“And that’s the reason I want to spend time with you..go for a walk with you rather than with the children alone…” and it was then I realized that I was pushing the children onto my husband soon after he finished his work rather than spend some quality time with him. Was I getting into some traditional ritual that was doing more harm to our marriage than good? I heard this podcast the other day about a young couple who were asked to go for a date by his parents just 2 weeks after the wife had delivered her first child. Why? to take a break….! I was wondering.. Thinking about all that we went through post my first delivery. Forget about dates, we were so overwhelmed by the sleepless nights and sleepless – tiring days that I actually had almost stepped into depression. It was like a phase where in I was left alone with a child to care for. Take care of him.. he is yours..! No one spoke about taking out time for yourself or enjoy yourself etc. We were bombarded with hundreds of advice that said… Honeymoon phase is over and here’s your responsibility. Even a pic taken by ourselves would be questioned.. Where’s your son..? Enjoying yourself alone..?
Today we have been seeking God’s grace to prioritize our lives with the order – God first, marriage second, children third and then everything and everyone else….! True… The best gift we could ever give our children is a security in the knowledge that their parents love each other. I wish to cherish my husband every single day today, tomorrow and the years to come. I never would want a single day wherein I would be enjoying my time more with the children than my husband. I wish to make his day complete with my presence..! Isn’t that how God designs a family. God – husband -wife full-stop. Children are gifts given into our arms.. Not crutches that we invest on for post retirement years. Oh Lord! Save us from this and may we seek to dream and fulfill your plans made for our lives together.

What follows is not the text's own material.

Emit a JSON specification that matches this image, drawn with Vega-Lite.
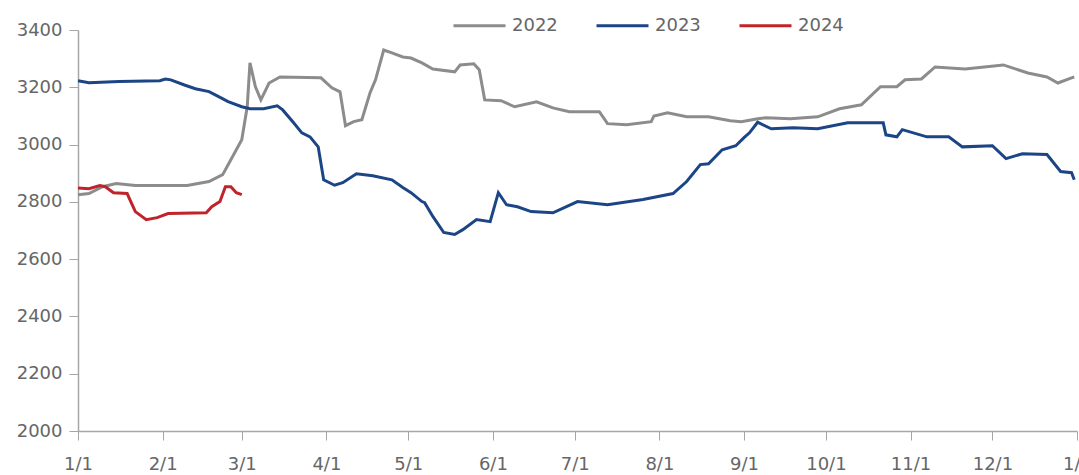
{
  "$schema": "https://vega.github.io/schema/vega-lite/v6.json",
  "width": 999,
  "height": 401,
  "autosize": {"type": "none"},
  "padding": {"left": 78, "top": 30, "right": 2, "bottom": 44},
  "background": "white",
  "config": {"view": {"stroke": null}, "font": "DejaVu Sans"},
  "data": {"values": [
    {"date": "2022-01-01", "price": 2825, "year": "2022"},
    {"date": "2022-01-05", "price": 2829, "year": "2022"},
    {"date": "2022-01-10", "price": 2853, "year": "2022"},
    {"date": "2022-01-15", "price": 2864, "year": "2022"},
    {"date": "2022-01-22", "price": 2857, "year": "2022"},
    {"date": "2022-02-10", "price": 2857, "year": "2022"},
    {"date": "2022-02-18", "price": 2871, "year": "2022"},
    {"date": "2022-02-23", "price": 2895, "year": "2022"},
    {"date": "2022-02-26", "price": 2947, "year": "2022"},
    {"date": "2022-03-01", "price": 3017, "year": "2022"},
    {"date": "2022-03-03", "price": 3132, "year": "2022"},
    {"date": "2022-03-04", "price": 3285, "year": "2022"},
    {"date": "2022-03-06", "price": 3202, "year": "2022"},
    {"date": "2022-03-08", "price": 3156, "year": "2022"},
    {"date": "2022-03-11", "price": 3215, "year": "2022"},
    {"date": "2022-03-15", "price": 3236, "year": "2022"},
    {"date": "2022-03-30", "price": 3233, "year": "2022"},
    {"date": "2022-04-03", "price": 3198, "year": "2022"},
    {"date": "2022-04-06", "price": 3184, "year": "2022"},
    {"date": "2022-04-08", "price": 3066, "year": "2022"},
    {"date": "2022-04-11", "price": 3080, "year": "2022"},
    {"date": "2022-04-14", "price": 3087, "year": "2022"},
    {"date": "2022-04-17", "price": 3181, "year": "2022"},
    {"date": "2022-04-19", "price": 3226, "year": "2022"},
    {"date": "2022-04-22", "price": 3330, "year": "2022"},
    {"date": "2022-04-25", "price": 3320, "year": "2022"},
    {"date": "2022-04-29", "price": 3306, "year": "2022"},
    {"date": "2022-05-02", "price": 3302, "year": "2022"},
    {"date": "2022-05-06", "price": 3285, "year": "2022"},
    {"date": "2022-05-10", "price": 3264, "year": "2022"},
    {"date": "2022-05-18", "price": 3254, "year": "2022"},
    {"date": "2022-05-20", "price": 3278, "year": "2022"},
    {"date": "2022-05-25", "price": 3282, "year": "2022"},
    {"date": "2022-05-27", "price": 3261, "year": "2022"},
    {"date": "2022-05-29", "price": 3156, "year": "2022"},
    {"date": "2022-06-04", "price": 3153, "year": "2022"},
    {"date": "2022-06-09", "price": 3132, "year": "2022"},
    {"date": "2022-06-17", "price": 3149, "year": "2022"},
    {"date": "2022-06-23", "price": 3128, "year": "2022"},
    {"date": "2022-06-29", "price": 3115, "year": "2022"},
    {"date": "2022-07-10", "price": 3115, "year": "2022"},
    {"date": "2022-07-13", "price": 3073, "year": "2022"},
    {"date": "2022-07-20", "price": 3069, "year": "2022"},
    {"date": "2022-07-29", "price": 3080, "year": "2022"},
    {"date": "2022-07-30", "price": 3100, "year": "2022"},
    {"date": "2022-08-04", "price": 3111, "year": "2022"},
    {"date": "2022-08-11", "price": 3097, "year": "2022"},
    {"date": "2022-08-19", "price": 3097, "year": "2022"},
    {"date": "2022-08-27", "price": 3083, "year": "2022"},
    {"date": "2022-08-31", "price": 3080, "year": "2022"},
    {"date": "2022-09-06", "price": 3090, "year": "2022"},
    {"date": "2022-09-09", "price": 3094, "year": "2022"},
    {"date": "2022-09-18", "price": 3090, "year": "2022"},
    {"date": "2022-09-28", "price": 3097, "year": "2022"},
    {"date": "2022-10-06", "price": 3125, "year": "2022"},
    {"date": "2022-10-14", "price": 3139, "year": "2022"},
    {"date": "2022-10-21", "price": 3202, "year": "2022"},
    {"date": "2022-10-27", "price": 3202, "year": "2022"},
    {"date": "2022-10-30", "price": 3226, "year": "2022"},
    {"date": "2022-11-05", "price": 3229, "year": "2022"},
    {"date": "2022-11-10", "price": 3271, "year": "2022"},
    {"date": "2022-11-21", "price": 3264, "year": "2022"},
    {"date": "2022-12-05", "price": 3278, "year": "2022"},
    {"date": "2022-12-14", "price": 3250, "year": "2022"},
    {"date": "2022-12-21", "price": 3236, "year": "2022"},
    {"date": "2022-12-25", "price": 3215, "year": "2022"},
    {"date": "2022-12-30", "price": 3233, "year": "2022"},
    {"date": "2022-12-31", "price": 3236, "year": "2022"},
    {"date": "2023-01-01", "price": 3223, "year": "2023"},
    {"date": "2023-01-05", "price": 3216, "year": "2023"},
    {"date": "2023-01-16", "price": 3220, "year": "2023"},
    {"date": "2023-01-31", "price": 3223, "year": "2023"},
    {"date": "2023-02-02", "price": 3229, "year": "2023"},
    {"date": "2023-02-04", "price": 3226, "year": "2023"},
    {"date": "2023-02-09", "price": 3208, "year": "2023"},
    {"date": "2023-02-13", "price": 3195, "year": "2023"},
    {"date": "2023-02-18", "price": 3185, "year": "2023"},
    {"date": "2023-02-21", "price": 3170, "year": "2023"},
    {"date": "2023-02-25", "price": 3150, "year": "2023"},
    {"date": "2023-03-01", "price": 3132, "year": "2023"},
    {"date": "2023-03-04", "price": 3125, "year": "2023"},
    {"date": "2023-03-09", "price": 3125, "year": "2023"},
    {"date": "2023-03-14", "price": 3135, "year": "2023"},
    {"date": "2023-03-16", "price": 3121, "year": "2023"},
    {"date": "2023-03-20", "price": 3076, "year": "2023"},
    {"date": "2023-03-23", "price": 3041, "year": "2023"},
    {"date": "2023-03-26", "price": 3027, "year": "2023"},
    {"date": "2023-03-29", "price": 2992, "year": "2023"},
    {"date": "2023-03-31", "price": 2877, "year": "2023"},
    {"date": "2023-04-04", "price": 2858, "year": "2023"},
    {"date": "2023-04-07", "price": 2867, "year": "2023"},
    {"date": "2023-04-12", "price": 2898, "year": "2023"},
    {"date": "2023-04-18", "price": 2891, "year": "2023"},
    {"date": "2023-04-25", "price": 2877, "year": "2023"},
    {"date": "2023-04-29", "price": 2850, "year": "2023"},
    {"date": "2023-05-02", "price": 2832, "year": "2023"},
    {"date": "2023-05-06", "price": 2801, "year": "2023"},
    {"date": "2023-05-07", "price": 2797, "year": "2023"},
    {"date": "2023-05-10", "price": 2749, "year": "2023"},
    {"date": "2023-05-14", "price": 2693, "year": "2023"},
    {"date": "2023-05-18", "price": 2686, "year": "2023"},
    {"date": "2023-05-21", "price": 2703, "year": "2023"},
    {"date": "2023-05-26", "price": 2738, "year": "2023"},
    {"date": "2023-05-31", "price": 2731, "year": "2023"},
    {"date": "2023-06-03", "price": 2832, "year": "2023"},
    {"date": "2023-06-06", "price": 2790, "year": "2023"},
    {"date": "2023-06-10", "price": 2783, "year": "2023"},
    {"date": "2023-06-15", "price": 2766, "year": "2023"},
    {"date": "2023-06-23", "price": 2762, "year": "2023"},
    {"date": "2023-07-02", "price": 2801, "year": "2023"},
    {"date": "2023-07-13", "price": 2790, "year": "2023"},
    {"date": "2023-07-26", "price": 2808, "year": "2023"},
    {"date": "2023-08-06", "price": 2829, "year": "2023"},
    {"date": "2023-08-11", "price": 2871, "year": "2023"},
    {"date": "2023-08-16", "price": 2930, "year": "2023"},
    {"date": "2023-08-19", "price": 2933, "year": "2023"},
    {"date": "2023-08-24", "price": 2982, "year": "2023"},
    {"date": "2023-08-29", "price": 2996, "year": "2023"},
    {"date": "2023-09-01", "price": 3024, "year": "2023"},
    {"date": "2023-09-03", "price": 3041, "year": "2023"},
    {"date": "2023-09-06", "price": 3078, "year": "2023"},
    {"date": "2023-09-11", "price": 3055, "year": "2023"},
    {"date": "2023-09-19", "price": 3059, "year": "2023"},
    {"date": "2023-09-28", "price": 3055, "year": "2023"},
    {"date": "2023-10-09", "price": 3076, "year": "2023"},
    {"date": "2023-10-22", "price": 3076, "year": "2023"},
    {"date": "2023-10-23", "price": 3034, "year": "2023"},
    {"date": "2023-10-27", "price": 3027, "year": "2023"},
    {"date": "2023-10-29", "price": 3052, "year": "2023"},
    {"date": "2023-11-07", "price": 3027, "year": "2023"},
    {"date": "2023-11-15", "price": 3027, "year": "2023"},
    {"date": "2023-11-20", "price": 2992, "year": "2023"},
    {"date": "2023-12-01", "price": 2996, "year": "2023"},
    {"date": "2023-12-06", "price": 2951, "year": "2023"},
    {"date": "2023-12-12", "price": 2968, "year": "2023"},
    {"date": "2023-12-21", "price": 2965, "year": "2023"},
    {"date": "2023-12-26", "price": 2906, "year": "2023"},
    {"date": "2023-12-30", "price": 2902, "year": "2023"},
    {"date": "2023-12-31", "price": 2877, "year": "2023"},
    {"date": "2024-01-01", "price": 2848, "year": "2024"},
    {"date": "2024-01-05", "price": 2846, "year": "2024"},
    {"date": "2024-01-09", "price": 2857, "year": "2024"},
    {"date": "2024-01-11", "price": 2853, "year": "2024"},
    {"date": "2024-01-14", "price": 2832, "year": "2024"},
    {"date": "2024-01-19", "price": 2829, "year": "2024"},
    {"date": "2024-01-22", "price": 2766, "year": "2024"},
    {"date": "2024-01-26", "price": 2738, "year": "2024"},
    {"date": "2024-01-30", "price": 2745, "year": "2024"},
    {"date": "2024-02-03", "price": 2759, "year": "2024"},
    {"date": "2024-02-17", "price": 2762, "year": "2024"},
    {"date": "2024-02-19", "price": 2783, "year": "2024"},
    {"date": "2024-02-22", "price": 2801, "year": "2024"},
    {"date": "2024-02-24", "price": 2853, "year": "2024"},
    {"date": "2024-02-26", "price": 2853, "year": "2024"},
    {"date": "2024-02-28", "price": 2832, "year": "2024"},
    {"date": "2024-03-01", "price": 2825, "year": "2024"}
  ]},
  "mark": {"type": "line", "strokeWidth": 3},
  "encoding": {
    "x": {
      "field": "date",
      "timeUnit": "utcmonthdate",
      "type": "temporal",
      "scale": {"type": "utc", "domain": [{"year": 2012, "month": 1, "date": 1, "utc": true}, {"year": 2013, "month": 1, "date": 1, "utc": true}]},
      "axis": {
        "title": null,
        "format": "%-m/%-d",
        "values": [
          {"year": 2012, "month": 1, "date": 1, "utc": true},
          {"year": 2012, "month": 2, "date": 1, "utc": true},
          {"year": 2012, "month": 3, "date": 1, "utc": true},
          {"year": 2012, "month": 4, "date": 1, "utc": true},
          {"year": 2012, "month": 5, "date": 1, "utc": true},
          {"year": 2012, "month": 6, "date": 1, "utc": true},
          {"year": 2012, "month": 7, "date": 1, "utc": true},
          {"year": 2012, "month": 8, "date": 1, "utc": true},
          {"year": 2012, "month": 9, "date": 1, "utc": true},
          {"year": 2012, "month": 10, "date": 1, "utc": true},
          {"year": 2012, "month": 11, "date": 1, "utc": true},
          {"year": 2012, "month": 12, "date": 1, "utc": true},
          {"year": 2013, "month": 1, "date": 1, "utc": true}
        ],
        "grid": false,
        "domainColor": "#a6a6a6",
        "domainWidth": 1.5,
        "tickColor": "#a6a6a6",
        "tickSize": 9,
        "labelColor": "#666666",
        "labelFontSize": 18,
        "labelPadding": 15,
        "labelFlush": false,
        "labelOverlap": false
      }
    },
    "y": {
      "field": "price",
      "type": "quantitative",
      "scale": {"domain": [2000, 3400], "nice": false, "zero": false},
      "axis": {
        "title": null,
        "format": "d",
        "values": [2000, 2200, 2400, 2600, 2800, 3000, 3200, 3400],
        "grid": false,
        "domainColor": "#a6a6a6",
        "domainWidth": 1.5,
        "tickColor": "#a6a6a6",
        "tickSize": 9,
        "labelColor": "#666666",
        "labelFontSize": 18,
        "labelPadding": 7
      }
    },
    "color": {
      "field": "year",
      "type": "nominal",
      "scale": {"domain": ["2022", "2023", "2024"], "range": ["#8c8c8c", "#1c4585", "#c0232b"]},
      "legend": {
        "title": null,
        "orient": "none",
        "direction": "horizontal",
        "legendX": 374,
        "legendY": -32,
        "symbolType": "stroke",
        "symbolStrokeWidth": 3,
        "symbolSize": 2704,
        "labelFontSize": 18,
        "labelColor": "#666666",
        "labelOffset": 5,
        "columnPadding": 32
      }
    }
  }
}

It’s so very easy to loose the focus on one’s marriage when children are all around taking up most of the time. I feel really exhausted and barely have any energy to even render to my husband at times. Raising up children does take our time. Yet, knowing that my husband’s need and time is my first priority could help us seek God for the needed grace to do the needful. I myself have been guilty to make the home revolve around the children. At times allowing them to speak while my husband would have something to speak to me. Recently we have been telling Oliver not to speak when Mumma – Dadda are speaking. At least by doing so we are trying to make Oliver understand that my spouse comes first and then you. He might be young to understand this clearly yet he does understand it. Speaking rudely or in an argumentative manner before the children, overruling words of each other are the things that we consciously try not to do at home. Children are growing and many times they know how to manipulate things so we check with the other person before granting a wish to Oliver else we might have overruled an already said word. For example.. My husband would have given a punishment to Oliver for not watching a particular video or a particular game and Oliver might come and ask for it knowingly. The only thing I need to do here is just check with my husband and let the children know that if Dadda has said No.. It’s a No..!
My today determines my tomorrow…
Tomorrow when they begin to leave the nest I do not wish to hold on to them. When they are old enough to start their family I do not wish to be a parasite. I do not wish to plan or see my future with them clinging around me to help me.. Even in my old age – I wish God grants us that grace..! I do not wish to have such a relationship with them that would make them co-dependent on me that would either result in them shunning me forever or make me a cause for insecurity in their relationship with their spouses.
There is a lot more we will have to learn. Yet I praise God for the light that He has shown. Just 4 and a half years into our marriage.. I know.. There are years to go before we sleep yet a step today would determine a leap tomorrow.